▸ **Provided material**:
·····
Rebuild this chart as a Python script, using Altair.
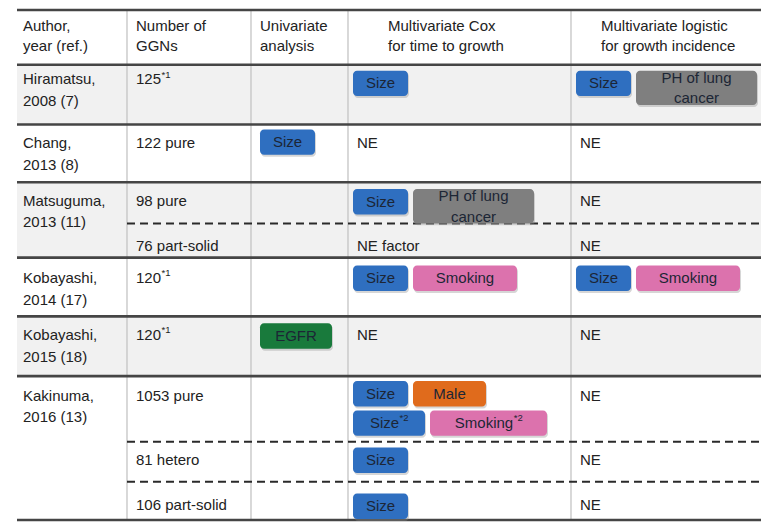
import altair as alt
import pandas as pd

# ---------------- content ----------------
headers = [("Author,", "year (ref.)"), ("Number of", "GGNs"), ("Univariate", "analysis"),
           ("Multivariate Cox", "for time to growth"),
           ("Multivariate logistic", "for growth incidence")]
studies = [("Hiramatsu,", "2008 (7)"), ("Chang,", "2013 (8)"), ("Matsuguma,", "2013 (11)"),
           ("Kobayashi,", "2014 (17)"), ("Kobayashi,", "2015 (18)"), ("Kakinuma,", "2016 (13)")]
sub_study = [0, 1, 2, 2, 3, 4, 5, 5, 5]
ggn_text = ["125", "122 pure", "98 pure", "76 part-solid", "120", "120",
            "1053 pure", "81 hetero", "106 part-solid"]
ggn_sup = ["*1", "", "", "", "*1", "*1", "", "", ""]
univariate = [[], [["Size"]], [], [], [], [["EGFR"]], [], [], []]
cox = [[["Size"]], "NE", [["Size", "PH"]], "NE factor", [["Size", "Smoking"]], "NE",
       [["Size", "Male"], ["Size*2", "Smoking*2"]], [["Size"]], [["Size"]]]
logistic = [[["Size", "PH"]], "NE", "NE", "NE", [["Size", "Smoking"]], "NE", "NE", "NE", "NE"]
factor_label = {"Size": (["Size"], ""), "PH": (["PH of lung", "cancer"], ""),
                "Smoking": (["Smoking"], ""), "EGFR": (["EGFR"], ""), "Male": (["Male"], ""),
                "Size*2": (["Size"], "*2"), "Smoking*2": (["Smoking"], "*2")}

# ---------------- layout / style ----------------
FONT = "Liberation Sans"
FS = 15
SUPFS = 9.5
TXT = "#222222"
BTN_TXT = "#1c2635"
col_lines = [127, 251, 348, 571]
table_left, table_right = 17, 761
top_y = 5
study_edges = [61, 122, 181, 258, 318, 379, 526]
dashed_y = [223, 446, 487]
header_x = [23, 136, 260, 388, 601]
header_y = [21, 42]
text_x = [23, 136, 260, 357, 580]
sub_text_y = [76, 141, 200, 246, 279, 337, 399, 465, 511]
line_gap = 22
btn_x0 = {2: 260, 3: 353, 4: 576}
btn_top = [67, 127, 188, None, 266, 325, 384, 452, 499]
btn_line_gap = 30
btn_gap = 5
btn_w = {"Size": 55, "PH": 121, "Smoking": 104, "EGFR": 72, "Male": 73,
         "Size*2": 72, "Smoking*2": 117}
btn_h = {"PH": 35}
btn_fill = {"Size": "#2f6fc0", "Size*2": "#2f6fc0", "PH": "#7f7f7f", "Smoking": "#dc72ad",
            "Smoking*2": "#dc72ad", "EGFR": "#197a3c", "Male": "#e06b1c"}
row_fill = ["#f1f1f1", "#ffffff", "#f1f1f1", "#ffffff", "#f1f1f1", "#ffffff"]

# Arial-metric character widths (per 1000 em)
cw = {"S": 667, "i": 222, "z": 500, "e": 556, "m": 833, "o": 556, "k": 500, "n": 556,
      "g": 556, "*": 389}
for d in "0123456789":
    cw[d] = 556


def tw(s, fs):
    return sum(cw.get(c, 556) for c in s) * fs / 1000.0


# ---------------- build tables ----------------
bg = [dict(x0=table_left, x1=table_right, y0=top_y, y1=study_edges[0], fill="#ffffff")]
for i in range(len(studies)):
    bg.append(dict(x0=table_left, x1=table_right, y0=study_edges[i], y1=study_edges[i + 1],
                   fill=row_fill[i]))
bg = pd.DataFrame(bg)

hlines = pd.DataFrame([dict(x0=table_left, x1=table_right, y=y) for y in [top_y] + study_edges])
dlines = pd.DataFrame([dict(x0=col_lines[0], x1=table_right, y=y) for y in dashed_y])
vlines = pd.DataFrame([dict(x=x, y0=top_y, y1=study_edges[-1]) for x in col_lines])

texts = []
sups = []
for c, (a, b) in enumerate(headers):
    texts.append(dict(x=header_x[c], y=header_y[0], t=a))
    texts.append(dict(x=header_x[c], y=header_y[1], t=b))
first_sub = {}
for r, s in enumerate(sub_study):
    first_sub.setdefault(s, r)
for s, (a, b) in enumerate(studies):
    y = sub_text_y[first_sub[s]]
    texts.append(dict(x=text_x[0], y=y, t=a))
    texts.append(dict(x=text_x[0], y=y + line_gap, t=b))

buttons = []
btexts = []
bsups = []
for r in range(len(sub_study)):
    y = sub_text_y[r]
    texts.append(dict(x=text_x[1], y=y, t=ggn_text[r]))
    if ggn_sup[r]:
        sups.append(dict(x=text_x[1] + tw(ggn_text[r], FS) + 0.5, y=y - 5, t=ggn_sup[r]))
    for c, cell in ((2, univariate[r]), (3, cox[r]), (4, logistic[r])):
        if isinstance(cell, str):
            texts.append(dict(x=text_x[c], y=y, t=cell))
            continue
        for li, line in enumerate(cell):
            x = btn_x0[c]
            top = btn_top[r] + li * btn_line_gap
            for f in line:
                w = btn_w[f]
                h = btn_h.get(f, 26)
                buttons.append(dict(x0=x, x1=x + w, y0=top, y1=top + h, fill=btn_fill[f]))
                lines, sup = factor_label[f]
                cx = x + w / 2.0
                cy = top + h / 2.0
                n = len(lines)
                for k, ln in enumerate(lines):
                    ly = cy + (k - (n - 1) / 2.0) * 21
                    if sup:
                        tot = tw(ln, FS) + tw(sup, SUPFS)
                        lx = cx - tot / 2.0
                        btexts.append(dict(x=lx + tw(ln, FS) / 2.0, y=ly, t=ln))
                        bsups.append(dict(x=lx + tw(ln, FS) + 0.5, y=ly - 5, t=sup))
                    else:
                        btexts.append(dict(x=cx, y=ly, t=ln))
                x += w + btn_gap

buttons = pd.DataFrame(buttons)
shadow = buttons.copy()
shadow["x0"] += 1
shadow["x1"] += 1
shadow["y0"] += 2
shadow["y1"] += 2
texts = pd.DataFrame(texts)
sups = pd.DataFrame(sups)
btexts = pd.DataFrame(btexts)
bsups = pd.DataFrame(bsups)

# ---------------- chart ----------------
xs = alt.Scale(domain=[8, 761], nice=False, zero=False)
ys = alt.Scale(domain=[3, 528], nice=False, zero=False, reverse=True)


def X(f):
    return alt.X(f + ":Q", scale=xs, axis=None)


def Y(f):
    return alt.Y(f + ":Q", scale=ys, axis=None)


bg_l = alt.Chart(bg).mark_rect().encode(x=X("x0"), x2="x1", y=Y("y0"), y2="y1",
                                        color=alt.Color("fill:N", scale=None))
v_l = alt.Chart(vlines).mark_rule(color="#c4c4c4", strokeWidth=1.3).encode(
    x=X("x"), y=Y("y0"), y2="y1")
h_l = alt.Chart(hlines).mark_rule(color="#454545", strokeWidth=2.6).encode(
    x=X("x0"), x2="x1", y=Y("y"))
d_l = alt.Chart(dlines).mark_rule(color="#2a2a2a", strokeWidth=2, strokeDash=[8, 5]).encode(
    x=X("x0"), x2="x1", y=Y("y"))
sh_l = alt.Chart(shadow).mark_rect(cornerRadius=4, color="#8a8a8a", opacity=0.35).encode(
    x=X("x0"), x2="x1", y=Y("y0"), y2="y1")
b_l = alt.Chart(buttons).mark_rect(cornerRadius=4).encode(
    x=X("x0"), x2="x1", y=Y("y0"), y2="y1", color=alt.Color("fill:N", scale=None))
t_l = alt.Chart(texts).mark_text(align="left", baseline="middle", font=FONT, fontSize=FS,
                                 color=TXT).encode(x=X("x"), y=Y("y"), text="t:N")
s_l = alt.Chart(sups).mark_text(align="left", baseline="middle", font=FONT, fontSize=SUPFS,
                                color=TXT).encode(x=X("x"), y=Y("y"), text="t:N")
bt_l = alt.Chart(btexts).mark_text(align="center", baseline="middle", font=FONT, fontSize=FS,
                                   color=BTN_TXT).encode(x=X("x"), y=Y("y"), text="t:N")
bs_l = alt.Chart(bsups).mark_text(align="left", baseline="middle", font=FONT, fontSize=SUPFS,
                                  color=BTN_TXT).encode(x=X("x"), y=Y("y"), text="t:N")

chart = alt.layer(bg_l, v_l, d_l, h_l, sh_l, b_l, t_l, s_l, bt_l, bs_l).properties(
    width=753, height=514, padding=0, background="#ffffff",
    autosize=alt.AutoSizeParams(type="none")
).configure_view(stroke=None)

chart.save("out.html", embed_options={"renderer": "svg", "actions": False})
·····
▸ **Work to be completed**:
From the first line above down to the line with "import pandas as pd", reproduce every line and no others, omitting pictures.

▸ **Answer**:
Rebuild this chart as a Python script, using Altair.
import altair as alt
import pandas as pd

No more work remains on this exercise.